* BEGIN *
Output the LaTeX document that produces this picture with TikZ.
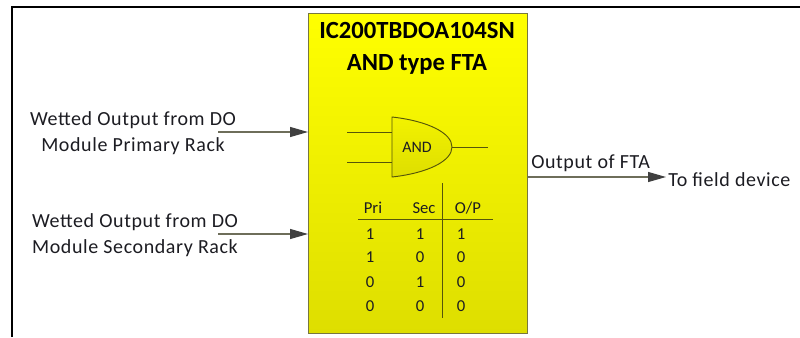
\documentclass[tikz,border=0pt]{standalone}
\usepackage{fontspec}
\setmainfont{Carlito}
\usetikzlibrary{positioning, arrows.meta, calc}
\definecolor{FtaInk}{HTML}{1C1C22}
\definecolor{FtaWire}{HTML}{6E6E5A}
\definecolor{FtaGate}{HTML}{55550A}
\definecolor{FtaHead}{HTML}{404040}
\definecolor{FtaEdge}{HTML}{77773F}
\definecolor{FtaTop}{HTML}{FFFF00}
\definecolor{FtaLow}{HTML}{DEDE00}
\tikzset{
  ftabox/.style   = {draw=FtaEdge, top color=FtaTop, bottom color=FtaLow, line width=1pt,
                     minimum width=164.25pt, minimum height=240pt, inner sep=0pt, anchor=north west},
  ftatitle/.style = {font=\fontsize{18.5}{24}\selectfont\bfseries, text=black, align=center, inner sep=0pt},
  ftalbl/.style   = {font=\fontsize{15}{19.5}\selectfont\addfontfeature{LetterSpace=3}, text=FtaInk, align=center, inner sep=0pt},
  ftaarr/.style   = {-{Triangle[length=13.5pt, width=7.5pt, color=FtaHead]}, draw=FtaWire, line width=0.9pt},
  gateline/.style = {draw=FtaGate, line width=0.7pt},
  gatebody/.style = {gateline, top color=FtaTop!95!black, bottom color=FtaLow, line join=round},
  cellval/.style  = {font=\fontsize{12.5}{14}\selectfont, text=FtaInk, inner sep=0pt},
}
\begin{document}
\begin{tikzpicture}[x=0.75pt, y=-0.75pt]
    \useasboundingbox (0,0) rectangle (800,337);
    % page frame
    \coordinate (frameb) at (12,337); \coordinate (framec) at (12,7); \coordinate (framee) at (800,7);
    \draw[black, line width=1.2pt] (frameb) -- (framec) -- (framee);
    % module
    \node[ftabox] (fta) at (308,13) {};
    \node[ftatitle] (title) at (417,48) {IC200TBDOA104SN\\AND type FTA};
    % texts at the sides
    \node[ftalbl] (pri) at (133,133) {Wetted Output from DO\\Module Primary Rack};
    \node[ftalbl] (sec) at (135,235) {Wetted Output from DO\\Module Secondary Rack};
    \node[ftalbl, anchor=base west] (opl) at (531,168) {Output of FTA};
    \node[ftalbl, anchor=base west] (dev) at (668,186) {To field device};
    % arrows
    \coordinate (prie) at (218,132); \coordinate (prif) at (308,132);
    \coordinate (sece) at (218,234); \coordinate (secf) at (308,234);
    \coordinate (outs) at (527,177); \coordinate (oute) at (666,177);
    \draw[ftaarr] (prie) -- (prif);
    \draw[ftaarr] (sece) -- (secf);
    \draw[ftaarr] (outs) -- (oute);
    % gate
    \coordinate (gatea) at (392,117); \coordinate (gatet) at (452,147); \coordinate (gateb) at (392,177);
    \coordinate (ina) at (392,132); \coordinate (inb) at (392,162);
    \coordinate (ina0) at (347,132); \coordinate (inb0) at (347,162);
    \coordinate (gateo) at (488,147);
    \draw[gatebody] (gatea) .. controls (428,121) and (452,133) .. (gatet)
                            .. controls (452,161) and (428,173) .. (gateb) -- cycle;
    \draw[gateline] (ina0) -- (ina);
    \draw[gateline] (inb0) -- (inb);
    \draw[gateline] (gatet) -- (gateo);
    \node[cellval, font=\fontsize{12}{14}\selectfont] (gatel) at (417,147) {AND};
    % table
    \coordinate (rulel) at (358,219); \coordinate (ruler) at (493,219);
    \coordinate (rulet) at (442,183); \coordinate (ruleb) at (442,318);
    \draw[gateline] (rulel) -- (ruler);
    \draw[gateline] (rulet) -- (ruleb);
    \node[cellval] (hpri) at (373,208) {Pri};
    \node[cellval] (hsec) at (424,208) {Sec};
    \node[cellval] (hop) at (468,208) {O/P};
    \node[cellval] (a1) at (370,234) {1}; \node[cellval] (b1) at (420,234) {1}; \node[cellval] (c1) at (461,234) {1};
    \node[cellval] (a2) at (370,257) {1}; \node[cellval] (b2) at (420,257) {0}; \node[cellval] (c2) at (461,257) {0};
    \node[cellval] (a3) at (370,282) {0}; \node[cellval] (b3) at (420,282) {1}; \node[cellval] (c3) at (461,282) {0};
    \node[cellval] (a4) at (370,306) {0}; \node[cellval] (b4) at (420,306) {0}; \node[cellval] (c4) at (461,306) {0};
\end{tikzpicture}
\end{document}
* END *
→ **Directive**:
The data should be printed again unchanged; leave its pictures out.

→ **Task solution**:
Output the LaTeX document that produces this picture with TikZ.
\documentclass[tikz,border=0pt]{standalone}
\usepackage{fontspec}
\setmainfont{Carlito}
\usetikzlibrary{positioning, arrows.meta, calc}
\definecolor{FtaInk}{HTML}{1C1C22}
\definecolor{FtaWire}{HTML}{6E6E5A}
\definecolor{FtaGate}{HTML}{55550A}
\definecolor{FtaHead}{HTML}{404040}
\definecolor{FtaEdge}{HTML}{77773F}
\definecolor{FtaTop}{HTML}{FFFF00}
\definecolor{FtaLow}{HTML}{DEDE00}
\tikzset{
  ftabox/.style   = {draw=FtaEdge, top color=FtaTop, bottom color=FtaLow, line width=1pt,
                     minimum width=164.25pt, minimum height=240pt, inner sep=0pt, anchor=north west},
  ftatitle/.style = {font=\fontsize{18.5}{24}\selectfont\bfseries, text=black, align=center, inner sep=0pt},
  ftalbl/.style   = {font=\fontsize{15}{19.5}\selectfont\addfontfeature{LetterSpace=3}, text=FtaInk, align=center, inner sep=0pt},
  ftaarr/.style   = {-{Triangle[length=13.5pt, width=7.5pt, color=FtaHead]}, draw=FtaWire, line width=0.9pt},
  gateline/.style = {draw=FtaGate, line width=0.7pt},
  gatebody/.style = {gateline, top color=FtaTop!95!black, bottom color=FtaLow, line join=round},
  cellval/.style  = {font=\fontsize{12.5}{14}\selectfont, text=FtaInk, inner sep=0pt},
}
\begin{document}
\begin{tikzpicture}[x=0.75pt, y=-0.75pt]
    \useasboundingbox (0,0) rectangle (800,337);
    % page frame
    \coordinate (frameb) at (12,337); \coordinate (framec) at (12,7); \coordinate (framee) at (800,7);
    \draw[black, line width=1.2pt] (frameb) -- (framec) -- (framee);
    % module
    \node[ftabox] (fta) at (308,13) {};
    \node[ftatitle] (title) at (417,48) {IC200TBDOA104SN\\AND type FTA};
    % texts at the sides
    \node[ftalbl] (pri) at (133,133) {Wetted Output from DO\\Module Primary Rack};
    \node[ftalbl] (sec) at (135,235) {Wetted Output from DO\\Module Secondary Rack};
    \node[ftalbl, anchor=base west] (opl) at (531,168) {Output of FTA};
    \node[ftalbl, anchor=base west] (dev) at (668,186) {To field device};
    % arrows
    \coordinate (prie) at (218,132); \coordinate (prif) at (308,132);
    \coordinate (sece) at (218,234); \coordinate (secf) at (308,234);
    \coordinate (outs) at (527,177); \coordinate (oute) at (666,177);
    \draw[ftaarr] (prie) -- (prif);
    \draw[ftaarr] (sece) -- (secf);
    \draw[ftaarr] (outs) -- (oute);
    % gate
    \coordinate (gatea) at (392,117); \coordinate (gatet) at (452,147); \coordinate (gateb) at (392,177);
    \coordinate (ina) at (392,132); \coordinate (inb) at (392,162);
    \coordinate (ina0) at (347,132); \coordinate (inb0) at (347,162);
    \coordinate (gateo) at (488,147);
    \draw[gatebody] (gatea) .. controls (428,121) and (452,133) .. (gatet)
                            .. controls (452,161) and (428,173) .. (gateb) -- cycle;
    \draw[gateline] (ina0) -- (ina);
    \draw[gateline] (inb0) -- (inb);
    \draw[gateline] (gatet) -- (gateo);
    \node[cellval, font=\fontsize{12}{14}\selectfont] (gatel) at (417,147) {AND};
    % table
    \coordinate (rulel) at (358,219); \coordinate (ruler) at (493,219);
    \coordinate (rulet) at (442,183); \coordinate (ruleb) at (442,318);
    \draw[gateline] (rulel) -- (ruler);
    \draw[gateline] (rulet) -- (ruleb);
    \node[cellval] (hpri) at (373,208) {Pri};
    \node[cellval] (hsec) at (424,208) {Sec};
    \node[cellval] (hop) at (468,208) {O/P};
    \node[cellval] (a1) at (370,234) {1}; \node[cellval] (b1) at (420,234) {1}; \node[cellval] (c1) at (461,234) {1};
    \node[cellval] (a2) at (370,257) {1}; \node[cellval] (b2) at (420,257) {0}; \node[cellval] (c2) at (461,257) {0};
    \node[cellval] (a3) at (370,282) {0}; \node[cellval] (b3) at (420,282) {1}; \node[cellval] (c3) at (461,282) {0};
    \node[cellval] (a4) at (370,306) {0}; \node[cellval] (b4) at (420,306) {0}; \node[cellval] (c4) at (461,306) {0};
\end{tikzpicture}
\end{document}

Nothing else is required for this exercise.